↓↓↓

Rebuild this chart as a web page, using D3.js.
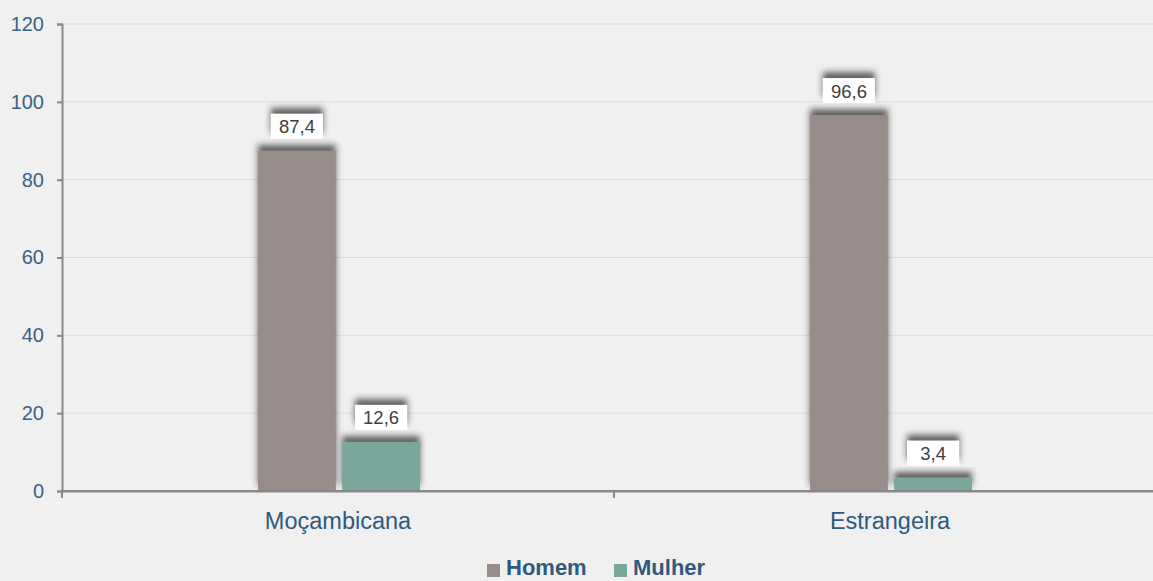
<!DOCTYPE html>
<html><head><meta charset="utf-8">
<script src="https://cdn.jsdelivr.net/npm/d3@7"></script>
<style>body{margin:0;background:#f0f0f0;}svg{display:block;font-family:"Liberation Sans",Arial,sans-serif;}</style>
</head><body><svg id="c" width="1153" height="581"></svg>
<script>
const categories = ["Moçambicana", "Estrangeira"];
const seriesNames = ["Homem", "Mulher"];
const homem = [87.4, 96.6];
const mulher = [12.6, 3.4];
const yTicks = [0, 20, 40, 60, 80, 100, 120];
const colors = ["#978c8a", "#79a79b"];

const svg = d3.select("#c");
const W = 1153, H = 581;
const m = {l: 62, t: 24, b: 90};
const x0 = d3.scaleBand().domain(categories).range([m.l, m.l + 1104]).padding(0);
const x1 = d3.scaleBand().domain(seriesNames).range([-80, 82]).paddingInner(0.075);
const y = d3.scaleLinear().domain([0, 120]).range([H - m.b, m.t]);

const defs = svg.append("defs");
const f = defs.append("filter").attr("id", "sh").attr("x", "-30%").attr("y", "-80%").attr("width", "160%").attr("height", "260%");
f.append("feDropShadow").attr("dx", 0).attr("dy", -6).attr("stdDeviation", 3.2).attr("flood-color", "#222").attr("flood-opacity", 0.7);

// grid
svg.append("g").selectAll("line").data(yTicks.filter(d => d > 0)).join("line")
  .attr("x1", m.l).attr("x2", W).attr("y1", d => y(d)).attr("y2", d => y(d))
  .attr("stroke", "#dcdcdc").attr("stroke-width", 1);

// y axis
const ya = svg.append("g").attr("transform", `translate(${m.l},0)`)
  .call(d3.axisLeft(y).tickValues(yTicks).tickSize(5).tickPadding(13));
ya.select(".domain").attr("stroke", "#888").attr("stroke-width", 2);
ya.selectAll(".tick line").attr("stroke", "#888").attr("stroke-width", 2);
ya.selectAll("text").attr("fill", "#3a6186").attr("font-size", 20).attr("font-family", "Liberation Sans, Arial, sans-serif");

// x axis
const xa = svg.append("g").attr("transform", `translate(0,${y(0)})`)
  .call(d3.axisBottom(x0).tickSize(0).tickPadding(21));
xa.select(".domain").attr("stroke", "#888").attr("stroke-width", 2);
xa.selectAll("text").attr("fill", "#2f5a7e").attr("font-size", 23.5).attr("font-family", "Liberation Sans, Arial, sans-serif");
svg.append("g").selectAll("line").data([m.l, x0(categories[1])]).join("line")
  .attr("x1", d => d).attr("x2", d => d).attr("y1", y(0)).attr("y2", y(0) + 7)
  .attr("stroke", "#888").attr("stroke-width", 2);

// bars
const data = [];
categories.forEach((c, i) => {
  data.push({c, s: seriesNames[0], v: homem[i]});
  data.push({c, s: seriesNames[1], v: mulher[i]});
});
const cx = d => x0(d.c) + x0.bandwidth() / 2 + x1(d.s);
svg.append("g").selectAll("rect").data(data).join("rect")
  .attr("x", d => cx(d)).attr("width", x1.bandwidth())
  .attr("y", d => y(d.v)).attr("height", d => y(0) - y(d.v))
  .attr("fill", d => colors[seriesNames.indexOf(d.s)])
  .attr("filter", "url(#sh)");

// redraw axis baseline over bars
svg.append("line").attr("x1", m.l).attr("x2", W).attr("y1", y(0)).attr("y2", y(0)).attr("stroke", "#888").attr("stroke-width", 2);

// labels
const lg = svg.append("g").selectAll("g").data(data).join("g")
  .attr("transform", d => `translate(${cx(d) + x1.bandwidth() / 2},${y(d.v) - 25})`);
lg.append("rect").attr("x", -26).attr("y", -12).attr("width", 52).attr("height", 25)
  .attr("fill", "#ffffff").attr("filter", "url(#sh)");
lg.append("text").attr("text-anchor", "middle").attr("dy", "0.35em").attr("y", 1)
  .attr("font-size", 18.5).attr("fill", "#404040")
  .text(d => d.v.toFixed(1).replace(".", ","));

// legend
const leg = svg.append("g").attr("transform", `translate(487,575)`);
const items = [{n: "Homem", x: 0}, {n: "Mulher", x: 127}];
items.forEach((it, i) => {
  leg.append("rect").attr("x", it.x).attr("y", -11).attr("width", 13).attr("height", 13).attr("fill", colors[i]);
  leg.append("text").attr("x", it.x + 19).attr("y", 0).attr("font-size", 22).attr("font-weight", "bold")
    .attr("fill", "#2f5a7e").text(it.n);
});
</script></body></html>
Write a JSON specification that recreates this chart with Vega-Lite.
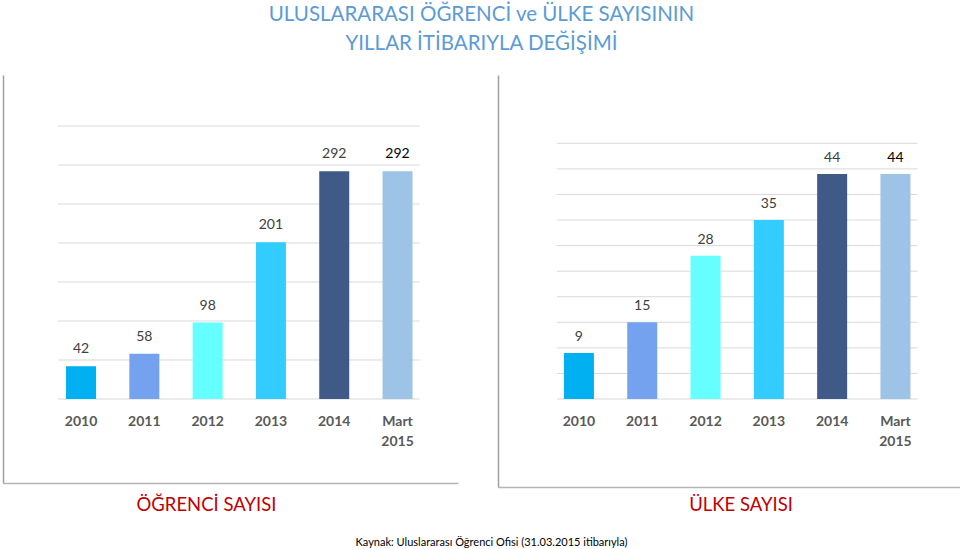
{
  "$schema": "https://vega.github.io/schema/vega-lite/v6.json",
  "background": "white",
  "padding": {"left": 3, "top": 4, "right": 0, "bottom": 0},
  "title": {
    "text": ["ULUSLARARASI ÖĞRENCİ ve ÜLKE SAYISININ", "YILLAR İTİBARIYLA DEĞİŞİMİ"],
    "color": "#5B9BD5", "font": "Lato", "fontSize": 20.5, "fontWeight": "normal",
    "lineHeight": 29, "anchor": "middle", "offset": 21
  },
  "config": {"view": {"stroke": null}},
  "spacing": 21,
  "vconcat": [
    {
      "spacing": 40,
      "hconcat": [
        {
          "width": 455,
          "height": 408,
          "title": {"text": "ÖĞRENCİ SAYISI", "orient": "bottom", "anchor": "middle", "dx": -24, "offset": 13,
            "color": "#C00000", "font": "Lato", "fontSize": 18.5, "fontWeight": "normal"},
          "data": {"values": [
            {"year": "2010", "value": 42},
            {"year": "2011", "value": 58},
            {"year": "2012", "value": 98},
            {"year": "2013", "value": 201},
            {"year": "2014", "value": 292},
            {"year": "Mart 2015", "value": 292}
          ]},
          "layer": [
            {
              "data": {"values": [{"v": 0}, {"v": 50}, {"v": 100}, {"v": 150}, {"v": 200}, {"v": 250}, {"v": 300}, {"v": 350}]},
              "mark": {"type": "rule", "color": "#D9D9D9", "strokeWidth": 1, "xOffset": -23, "x2Offset": 22},
              "encoding": {
                "x": {"datum": "2010", "type": "nominal",
                  "scale": {"type": "band", "domain": ["2010", "2011", "2012", "2013", "2014", "Mart 2015"], "paddingInner": 0.526, "paddingOuter": 0.857, "align": 0.581},
                  "axis": {"title": null, "labels": false, "ticks": false, "grid": false, "domain": true, "domainColor": "#B5B5B5", "domainWidth": 1.5}},
                "x2": {"datum": "Mart 2015"},
                "y": {"field": "v", "type": "quantitative",
                  "scale": {"domain": [-107.7, 415.4], "nice": false, "zero": false},
                  "axis": {"title": null, "labels": false, "ticks": false, "grid": false, "domain": true, "domainColor": "#A0A0A0", "domainWidth": 1.5}}
              }
            },
            {
              "mark": {"type": "bar"},
              "encoding": {
                "x": {"field": "year", "type": "nominal"},
                "y": {"field": "value", "type": "quantitative"},
                "y2": {"datum": 0},
                "color": {"field": "year", "type": "nominal", "legend": null,
                  "scale": {"domain": ["2010", "2011", "2012", "2013", "2014", "Mart 2015"], "range": ["#00B0F0", "#74A2EF", "#66FFFF", "#33CCFF", "#3F5A87", "#9DC3E6"]}}
              }
            },
            {
              "mark": {"type": "text", "font": "Lato", "fontSize": 14, "baseline": "middle", "dy": -17},
              "encoding": {
                "x": {"field": "year", "type": "nominal"},
                "y": {"field": "value", "type": "quantitative"},
                "text": {"field": "value", "type": "quantitative"},
                "color": {"condition": {"test": "datum.year === 'Mart 2015'", "value": "#000000"}, "value": "#404040"}
              }
            },
            {
              "mark": {"type": "text", "font": "Lato", "fontSize": 14, "fontWeight": "bold", "color": "#595959", "baseline": "top", "lineBreak": " ", "lineHeight": 20},
              "encoding": {
                "x": {"field": "year", "type": "nominal"},
                "y": {"datum": -20.3, "type": "quantitative"},
                "text": {"field": "year", "type": "nominal"}
              }
            }
          ]
        },
        {
          "width": 462,
          "height": 412,
          "title": {"text": "ÜLKE SAYISI", "orient": "bottom", "anchor": "middle", "dx": 12, "offset": 9,
            "color": "#C00000", "font": "Lato", "fontSize": 18.5, "fontWeight": "normal"},
          "data": {"values": [
            {"year": "2010", "value": 9},
            {"year": "2011", "value": 15},
            {"year": "2012", "value": 28},
            {"year": "2013", "value": 35},
            {"year": "2014", "value": 44},
            {"year": "Mart 2015", "value": 44}
          ]},
          "layer": [
            {
              "data": {"values": [{"v": 0}, {"v": 5}, {"v": 10}, {"v": 15}, {"v": 20}, {"v": 25}, {"v": 30}, {"v": 35}, {"v": 40}, {"v": 45}, {"v": 50}]},
              "mark": {"type": "rule", "color": "#D9D9D9", "strokeWidth": 1, "xOffset": -22, "x2Offset": 22},
              "encoding": {
                "x": {"datum": "2010", "type": "nominal",
                  "scale": {"type": "band", "domain": ["2010", "2011", "2012", "2013", "2014", "Mart 2015"], "paddingInner": 0.526, "paddingOuter": 0.912, "align": 0.571},
                  "axis": {"title": null, "labels": false, "ticks": false, "grid": false, "domain": true, "domainColor": "#B5B5B5", "domainWidth": 1.5}},
                "x2": {"datum": "Mart 2015"},
                "y": {"field": "v", "type": "quantitative",
                  "scale": {"domain": [-17.21, 63.36], "nice": false, "zero": false},
                  "axis": {"title": null, "labels": false, "ticks": false, "grid": false, "domain": true, "domainColor": "#A0A0A0", "domainWidth": 1.5}}
              }
            },
            {
              "mark": {"type": "bar"},
              "encoding": {
                "x": {"field": "year", "type": "nominal"},
                "y": {"field": "value", "type": "quantitative"},
                "y2": {"datum": 0},
                "color": {"field": "year", "type": "nominal", "legend": null,
                  "scale": {"domain": ["2010", "2011", "2012", "2013", "2014", "Mart 2015"], "range": ["#00B0F0", "#74A2EF", "#66FFFF", "#33CCFF", "#3F5A87", "#9DC3E6"]}}
              }
            },
            {
              "mark": {"type": "text", "font": "Lato", "fontSize": 14, "baseline": "middle", "dy": -16},
              "encoding": {
                "x": {"field": "year", "type": "nominal"},
                "y": {"field": "value", "type": "quantitative"},
                "text": {"field": "value", "type": "quantitative"},
                "color": {"condition": {"test": "datum.year === 'Mart 2015'", "value": "#000000"}, "value": "#404040"}
              }
            },
            {
              "mark": {"type": "text", "font": "Lato", "fontSize": 14, "fontWeight": "bold", "color": "#595959", "baseline": "top", "lineBreak": " ", "lineHeight": 20},
              "encoding": {
                "x": {"field": "year", "type": "nominal"},
                "y": {"datum": -3.09, "type": "quantitative"},
                "text": {"field": "year", "type": "nominal"}
              }
            }
          ]
        }
      ]
    },
    {
      "width": 957,
      "height": 14,
      "data": {"values": [{"t": "Kaynak: Uluslararası Öğrenci Ofisi (31.03.2015 itibarıyla)"}]},
      "mark": {"type": "text", "font": "Lato", "fontSize": 11, "color": "#000000", "dx": 10, "baseline": "middle"},
      "encoding": {"text": {"field": "t", "type": "nominal"}}
    }
  ]
}
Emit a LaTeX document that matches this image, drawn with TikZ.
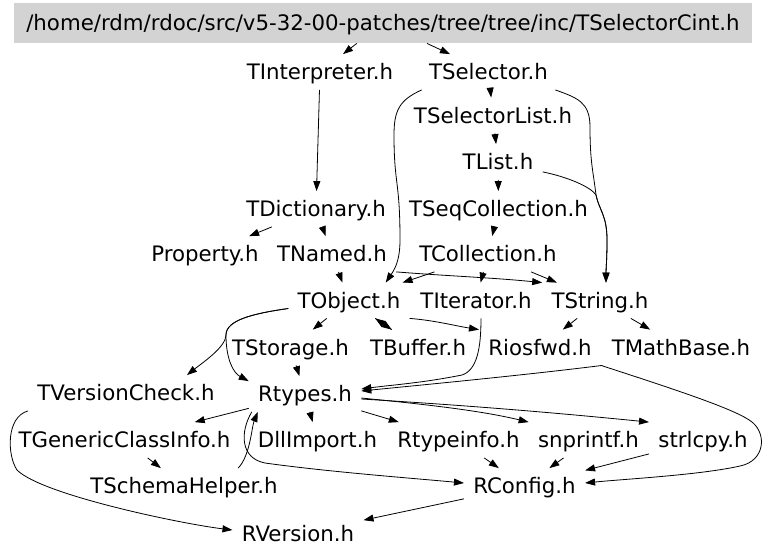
\documentclass[tikz,border=0pt]{standalone}
\usepackage{fontspec}
\setmainfont{DejaVu Sans}
\usetikzlibrary{graphs, arrows.meta}
\definecolor{hdrgray}{RGB}{211,211,211}

\begin{document}
\begin{tikzpicture}[x=1pt, y=-1pt, line width=0.8pt,
    >={Triangle[length=10pt, width=7pt]},
    file/.style={inner xsep=9pt, inner ysep=0pt, minimum height=35pt,
        text height=15.5pt, text depth=0pt, font=\fontsize{21.3pt}{25pt}\selectfont},
    hdr/.style={file, fill=hdrgray, minimum width=738pt, minimum height=40pt}]
    \useasboundingbox (0,0) rectangle (768,558);

    % 最上面的檔案
    \node[hdr]  (Title)  at (383,23)  {/home/rdm/rdoc/src/v5-32-00-patches/tree/tree/inc/TSelectorCint.h};

    \node[file] (TInterpreter)      at (320,72)    {TInterpreter.h};
    \node[file] (TSelector)         at (488.5,72)  {TSelector.h};
    \node[file] (TSelectorList)     at (493,115.5) {TSelectorList.h};
    \node[file] (TList)             at (498,162)   {TList.h};
    \node[file] (TDictionary)       at (316,209)   {TDictionary.h};
    \node[file] (TSeqCollection)    at (498.5,209) {TSeqCollection.h};
    \node[file] (Property)          at (205,254)   {Property.h};
    \node[file] (TNamed)            at (332,254)   {TNamed.h};
    \node[file] (TCollection)       at (488,254)   {TCollection.h};
    \node[file] (TObject)           at (349,300.5) {TObject.h};
    \node[file] (TIterator)         at (476,300.5) {TIterator.h};
    \node[file] (TString)           at (600,300.5) {TString.h};
    \node[file] (TStorage)          at (290.5,347.5) {TStorage.h};
    \node[file] (TBuffer)           at (418,347.5) {TBuffer.h};
    \node[file] (Riosfwd)           at (540,347.5) {Riosfwd.h};
    \node[file] (TMathBase)         at (681,347.5) {TMathBase.h};
    \node[file] (TVersionCheck)     at (126,393)   {TVersionCheck.h};
    \node[file] (Rtypes)            at (305,394)   {Rtypes.h};
    \node[file] (TGenericClassInfo) at (124.5,440) {TGenericClassInfo.h};
    \node[file] (DllImport)         at (317.5,440) {DllImport.h};
    \node[file] (Rtypeinfo)         at (458.5,440) {Rtypeinfo.h};
    \node[file] (snprintf)          at (588.5,440) {snprintf.h};
    \node[file] (strlcpy)           at (703,440)   {strlcpy.h};
    \node[file] (TSchemaHelper)     at (184,486)   {TSchemaHelper.h};
    \node[file] (RConfig)           at (524.5,486) {RConfig.h};
    \node[file] (RVersion)          at (298,534)   {RVersion.h};

    % 直線的 include
    \graph{
        (Title) -> (TInterpreter) -> (TDictionary) -> (Property);
        (Title) -> (TSelector) -> (TSelectorList) -> (TList) -> (TSeqCollection) -> (TCollection) -> (TObject);
        (TDictionary) -> (TNamed) -> (TObject);
        (TCollection) -> (TIterator);
        (TCollection) -> (TString) -> (Riosfwd);
        (TString) -> (TMathBase);
        (TObject) -> (TStorage) -> (Rtypes);
        (TObject) -> (TBuffer) -> (TObject);
        (Rtypes) -> (TGenericClassInfo) -> (TSchemaHelper);
        (Rtypes) -> (DllImport);
        (Rtypes) -> (Rtypeinfo) -> (RConfig) -> (RVersion);
        (snprintf) -> (RConfig);
        (strlcpy) -> (RConfig);
    };

    % 彎曲的 include
    \draw[->] ([xshift=2pt]TSelector.south west) .. controls +(-22,10) and +(0,-25) .. (394,135)
        .. controls +(0,50) and +(0,-60) .. (400,240) .. controls +(0,22) and +(8,-12) .. ([xshift=-24pt]TObject.north east);
    \draw[->] ([xshift=-2pt]TSelector.south east) .. controls +(22,8) and +(0,-25) .. (590,127)
        .. controls +(0,35) and +(-3,-25) .. (596,195) .. controls +(3,15) and +(0,-25) .. (607,240)
        .. controls +(0,20) and +(0,-15) .. ([xshift=6pt]TString.north);
    \draw[->] ([yshift=8pt]TList.south east) .. controls +(25,5) and +(-5,-8) .. (596,195)
        .. controls +(3,15) and +(0,-25) .. (607,240) .. controls +(0,20) and +(0,-15) .. ([xshift=6pt]TString.north);
    \draw[->] (TNamed.south east) .. controls +(50,4) and +(-50,-5) .. (TString.north west);
    \draw[->] ([yshift=-8pt]TObject.west) .. controls +(-35,5) and +(0,-15) .. (226,335)
        .. controls +(0,12) and +(15,-12) .. ([xshift=-37pt]TVersionCheck.north east);
    \draw[->] ([yshift=-8pt]TObject.west) .. controls +(-35,5) and +(0,-15) .. (226,335)
        .. controls +(0,25) and +(-15,-8) .. ([yshift=-5pt]Rtypes.north west);
    \draw[->] (TObject.south east) .. controls +(25,2) and +(-25,-4) .. (Riosfwd.north west);
    \draw[->] ([xshift=5pt]TIterator.south) .. controls +(0,30) and +(15,-5) .. (462,375)
        .. controls +(-40,8) and +(30,-4) .. ([yshift=5pt]Rtypes.east);
    \draw[->] (TMathBase.south west) .. controls +(-80,10) and +(60,-6) .. ([yshift=3pt]Rtypes.east);
    \draw[->] (Riosfwd.south east) .. controls +(80,26) and +(-15,-12) .. (752,422)
        .. controls +(15,12) and +(25,-5) .. (740,466) .. controls +(-40,9) and +(40,-4) .. ([yshift=3pt]RConfig.east);
    \draw[->] (TVersionCheck.south west) .. controls +(-22,6) and +(-10,-15) .. (17,470)
        .. controls +(25,25) and +(-50,-6) .. ([yshift=4pt]RVersion.west);
    \draw[->] ([xshift=-49pt]TSchemaHelper.north east) .. controls +(12,-12) and +(-6,15) .. ([xshift=9pt]Rtypes.south west);
    \draw[->] ([xshift=3pt]Rtypes.south west) .. controls (240,432) and (240,458) .. (265,463)
        .. controls (330,472) and (410,478) .. ([yshift=3pt]RConfig.west);
    \draw[->] ([yshift=-4pt]Rtypes.east) .. controls +(60,6) and +(-50,-12) .. (snprintf.north west);
    \draw[->] ([yshift=-5pt]Rtypes.east) .. controls +(100,6) and +(-100,-10) .. (strlcpy.north west);
\end{tikzpicture}
\end{document}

↑↑↑

→ **Objective**
Return all the lines that contain the string "this".

→ **The answer**
Rebuild this chart as a web page, using D3.js.
Write a JSON specification that recreates this chart with Vega-Lite.
Emit a LaTeX document that matches this image, drawn with TikZ.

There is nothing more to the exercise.